A subscriber using this broker would call broker.acknowledge(message.ack_id) after successfully processing each message. Messages not acknowledged within the timeout would be redelivered.

Consumer Groups and Load Balancing

In production systems, we often want multiple instances of the same subscriber type to share the workload. This is called a consumer group: messages on a topic are distributed among group members rather than duplicated to each. Here's a simple implementation:

class ConsumerGroup:
    """Distribute messages among multiple consumers."""

    def __init__(self, env: Environment, broker: MessageBroker, 
                 topic: str, num_consumers: int):
        self.env = env
        self.queue = broker.subscribe(topic)
        self.consumers = []

        # Create consumer queues for load balancing
        for i in range(num_consumers):
            consumer_queue = Queue(env)
            self.consumers.append(consumer_queue)

        # Start distributor process
        self._distributor = _Distributor(env, self.queue, self.consumers)

    def get_consumer_queue(self, index: int) -> Queue:
        """Get queue for a specific consumer in the group."""
        return self.consumers[index]

class _Distributor(Process):
    """Distribute messages round-robin to consumers."""

    def init(self, source: Queue, destinations: List[Queue]):
        self.source = source
        self.destinations = destinations
        self.next_dest = 0

    async def run(self):
        """Forward messages to consumers in round-robin order."""
        while True:
            message = await self.source.get()
            dest = self.destinations[self.next_dest]
            await dest.put(message)
            self.next_dest = (self.next_dest + 1) % len(self.destinations)

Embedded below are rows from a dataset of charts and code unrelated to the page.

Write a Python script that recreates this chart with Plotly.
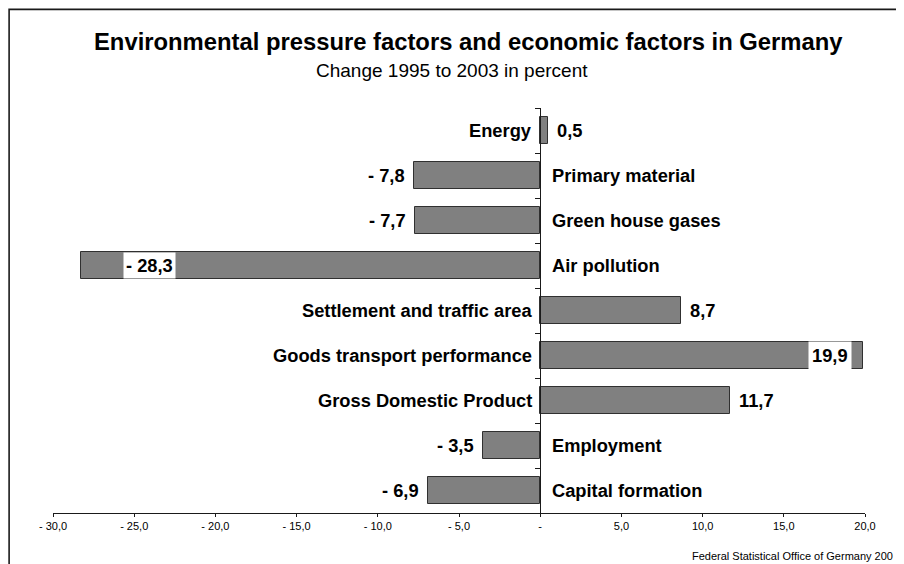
import plotly.graph_objects as go

categories = ["Energy", "Primary material", "Green house gases", "Air pollution",
              "Settlement and traffic area", "Goods transport performance",
              "Gross Domestic Product", "Employment", "Capital formation"]
values = [0.5, -7.8, -7.7, -28.3, 8.7, 19.9, 11.7, -3.5, -6.9]
value_labels = ["0,5", "- 7,8", "- 7,7", "- 28,3", "8,7", "19,9", "11,7", "- 3,5", "- 6,9"]
inside_label = [False, False, False, True, False, True, False, False, False]
tick_vals = [-30, -25, -20, -15, -10, -5, 0, 5, 10, 15, 20]
tick_text = ["- 30,0", "- 25,0", "- 20,0", "- 15,0", "- 10,0", "- 5,0", "-", "5,0", "10,0", "15,0", "20,0"]

OFF = 8  # page body margin in the browser
W, H = 896, 556
L, R, T, B = 44.7, 39.2, 99.5, 51
PW, PH = W - L - R, H - T - B


def px_x(sx):
    """screen x -> paper fraction"""
    return (sx - OFF - L) / PW


def px_y(sy):
    """screen y -> paper fraction"""
    return (H - B - (sy - OFF)) / PH


FONT = "Liberation Sans, Arial, sans-serif"
LBL = 18.3
ypos = list(range(len(categories)))

fig = go.Figure()
fig.add_trace(go.Bar(
    x=values, y=ypos, orientation="h", width=0.61,
    marker=dict(color="#808080", line=dict(color="#303030", width=1)),
    hoverinfo="skip", showlegend=False,
))

ann = []
for i, (cat, v, lab, ins) in enumerate(zip(categories, values, value_labels, inside_label)):
    f = dict(family=FONT, size=LBL, color="black")
    if v >= 0:
        ann.append(dict(x=0, y=i, xref="x", yref="y", text="<b>%s</b>" % cat, showarrow=False,
                        xanchor="right", xshift=-6, font=f))
    else:
        ann.append(dict(x=0, y=i, xref="x", yref="y", text="<b>%s</b>" % cat, showarrow=False,
                        xanchor="left", xshift=10, font=f))
    t = "<b>%s</b>" % lab
    if ins:
        if v < 0:
            ann.append(dict(x=v, y=i, xref="x", yref="y", text=t, showarrow=False,
                            xanchor="left", xshift=42, bgcolor="white", borderpad=2, font=f))
        else:
            ann.append(dict(x=v, y=i, xref="x", yref="y", text=t, showarrow=False,
                            xanchor="right", xshift=-11, bgcolor="white", borderpad=3, font=f))
    else:
        if v >= 0:
            ann.append(dict(x=v, y=i, xref="x", yref="y", text=t, showarrow=False,
                            xanchor="left", xshift=7, font=f))
        else:
            ann.append(dict(x=v, y=i, xref="x", yref="y", text=t, showarrow=False,
                            xanchor="right", xshift=-7, font=f))

ann.append(dict(x=px_x(468), y=px_y(41), xref="paper", yref="paper", showarrow=False,
                text="<b>Environmental pressure factors and economic factors in Germany</b>",
                xanchor="center", yanchor="middle", font=dict(family=FONT, size=23.8, color="black")))
ann.append(dict(x=px_x(452), y=px_y(69.5), xref="paper", yref="paper", showarrow=False,
                text="Change 1995 to 2003 in percent",
                xanchor="center", yanchor="middle", font=dict(family=FONT, size=19, color="black")))
ann.append(dict(x=px_x(895), y=px_y(556), xref="paper", yref="paper", showarrow=False,
                text="Federal Statistical Office of Germany 200",
                xanchor="right", yanchor="middle", font=dict(family=FONT, size=11, color="black")))

fig.update_layout(
    width=W, height=H,
    margin=dict(l=L, r=R, t=T, b=B, pad=0),
    paper_bgcolor="white", plot_bgcolor="white",
    bargap=0,
    annotations=ann,
    shapes=[dict(type="rect", xref="paper", yref="paper",
                 x0=px_x(8.8), x1=px_x(960), y0=px_y(620), y1=px_y(8.8),
                 line=dict(color="#1a1a1a", width=1.6), fillcolor="rgba(0,0,0,0)", layer="below")],
    xaxis=dict(range=[-30, 20], tickvals=tick_vals, ticktext=tick_text,
               showgrid=False, zeroline=False, showline=True, linecolor="#1a1a1a", linewidth=1,
               ticks="outside", ticklen=3, tickcolor="#1a1a1a",
               tickfont=dict(family=FONT, size=11, color="black"), fixedrange=True),
    yaxis=dict(range=[len(categories) - 0.5, -0.5],
               tickvals=[k - 0.5 for k in range(len(categories) + 1)],
               showticklabels=False, showgrid=False, zeroline=False,
               showline=True, linecolor="#1a1a1a", linewidth=1,
               ticks="outside", ticklen=5, tickcolor="#1a1a1a",
               anchor="free", position=30 / 50, fixedrange=True),
)

fig.write_html("out.html")
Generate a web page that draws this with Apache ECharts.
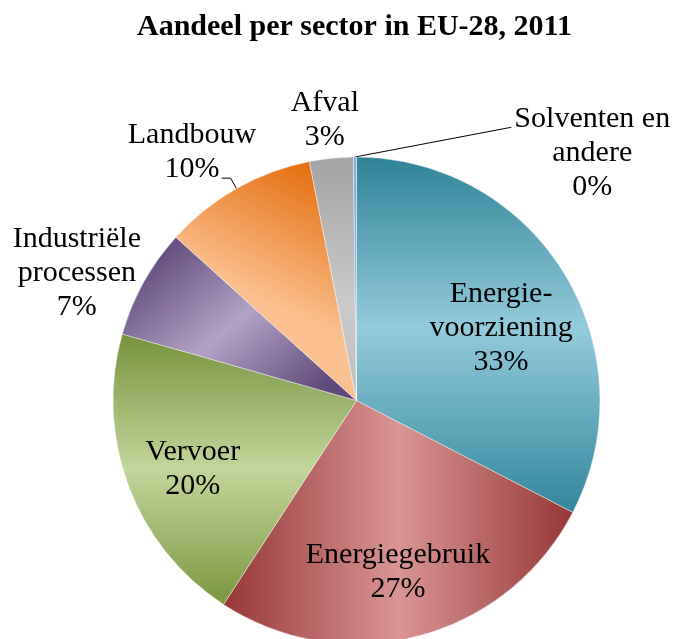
<!DOCTYPE html>
<html>
<head>
<meta charset="utf-8">
<script src="https://cdn.jsdelivr.net/npm/echarts@6/dist/echarts.min.js"></script>
<style>html,body{margin:0;padding:0;background:#fff}#c{width:675px;height:639px}</style>
</head>
<body>
<div id="c"></div>
<script>
// ---- data ----
const categories = ['Energievoorziening', 'Energiegebruik', 'Vervoer', 'Industriële processen', 'Landbouw', 'Afval', 'Solventen en andere'];
const labelNames = ['Energie-\nvoorziening', 'Energiegebruik', 'Vervoer', 'Industriële\nprocessen', 'Landbouw', 'Afval', 'Solventen en\nandere'];
const values = [32.6, 26.6, 20.2, 7.3, 10.2, 2.9, 0.2];

// ---- style ----
const CX = 356.5, CY = 400.5, R = 243.5;
const FONT = "Liberation Serif";
// [radial ratio, angular tweak in degrees] for each label
const labelPlace = [[0.664, 4.7], [0.726, 1.2], [0.73, -2.3], [1.262, -4.5], [1.224, -4.0], [1.159, -0.5], [1.403, 44]];

function lin(x, y, x2, y2, stops) {
  return new echarts.graphic.LinearGradient(x, y, x2, y2, stops.map(c => ({offset: c[0], color: c[1]})));
}
const fills = [
  lin(0, 0, 0, 1, [[0, '#2f8297'], [0.48, '#93cbdc'], [1, '#33869c']]),
  lin(0, 0, 1, 0, [[0, '#953735'], [0.5, '#d99694'], [1, '#953735']]),
  lin(0, 0, 0, 1, [[0, '#76923c'], [0.5, '#c3d69b'], [1, '#7a963f']]),
  lin(0.2, 0, 0.8, 1, [[0, '#5f497a'], [0.5, '#b3a2c7'], [1, '#5f497a']]),
  lin(0.75, 0, 0.4, 0.55, [[0, '#e46c0a'], [1, '#fac090']]),
  lin(0, 0, 0, 1, [[0, '#a3a3a3'], [0.6, '#cacaca'], [1, '#bebebe']]),
  '#8eaadb'
];
const outsideIdx = [4, 6];

const total = values.reduce((a, b) => a + b, 0);
function midAngle(i) {
  let cum = 0;
  for (let k = 0; k < i; k++) cum += values[k];
  return (cum + values[i] / 2) / total * 360;
}
function polar(angDeg, r) {
  const a = angDeg * Math.PI / 180;
  return [CX + r * Math.sin(a), CY - r * Math.cos(a)];
}

const data = categories.map((name, i) => {
  const out = outsideIdx.indexOf(i) >= 0;
  return {
    name: name,
    value: values[i],
    itemStyle: {color: fills[i]},
    label: {position: out ? 'outside' : 'inside'},
    labelLine: {show: out}
  };
});

const chart = echarts.init(document.getElementById('c'), null, {renderer: 'canvas'});
chart.setOption({
  animation: false,
  backgroundColor: '#fff',
  textStyle: {fontFamily: FONT},
  title: {
    text: 'Aandeel per sector in EU-28, 2011',
    left: 137, top: 12, padding: 0,
    textStyle: {fontFamily: FONT, fontSize: 30, fontWeight: 'bold', color: '#000'}
  },
  series: [{
    type: 'pie',
    center: [CX, CY],
    radius: [0, R],
    startAngle: 90,
    clockwise: true,
    avoidLabelOverlap: false,
    itemStyle: {borderColor: 'rgba(255,255,255,0.7)', borderWidth: 0.6},
    label: {
      show: true,
      fontFamily: FONT,
      fontSize: 30,
      lineHeight: 34,
      color: '#000',
      formatter: p => labelNames[p.dataIndex] + '\n' + Math.round(p.value / total * 100) + '%'
    },
    labelLine: {length: 10, length2: 8, smooth: false, lineStyle: {color: '#000', width: 1}},
    labelLayout: function (p) {
      const i = p.dataIndex;
      const m = midAngle(i);
      const pl = labelPlace[i];
      const t = polar(m + pl[1], pl[0] * R);
      const res = {x: t[0], y: t[1], align: 'center', verticalAlign: 'middle'};
      const arc = polar(m, R);
      if (i === 4) {
        const a = m * Math.PI / 180;
        const p1 = [arc[0] + 12 * Math.sin(a), arc[1] - 12 * Math.cos(a)];
        res.labelLinePoints = [arc, p1, [p1[0] - 9, p1[1]]];
      } else if (i === 6) {
        const left = t[0] - p.labelRect.width / 2;
        const firstY = t[1] - 34;
        res.labelLinePoints = [arc, [left - 3, firstY + 8]];
      }
      return res;
    },
    data: data
  }]
});
</script>
</body>
</html>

This consumer group receives messages from the broker on a single queue, then distributes them round-robin to individual consumer queues. Each consumer in the group processes a subset of the messages, enabling parallel processing. Real systems use more sophisticated load balancing—weighted distribution, least-loaded routing, or partition-based assignment.

Conclusion

The publish-subscribe pattern decouples system components, enabling independent scaling and evolution. By routing messages through a broker, we gain buffering, fan-out, and fault tolerance. The pattern appears throughout modern architectures: microservices use it for inter-service communication, frontend applications use it for real-time updates, and data pipelines use it for stream processing.

The code we've written captures the essential ideas: topics, subscriptions, asynchronous delivery, and queuing. We've seen how asimpy's async/await syntax makes concurrent behavior natural to express, and how FirstOf enables waiting on multiple message sources simultaneously. Real systems add persistence (writing messages to disk), replication (for fault tolerance), partitioning (for parallelism), and sophisticated delivery semantics. But the core pattern remains the same: publishers and subscribers communicate through topics, with a broker managing the complexity in between.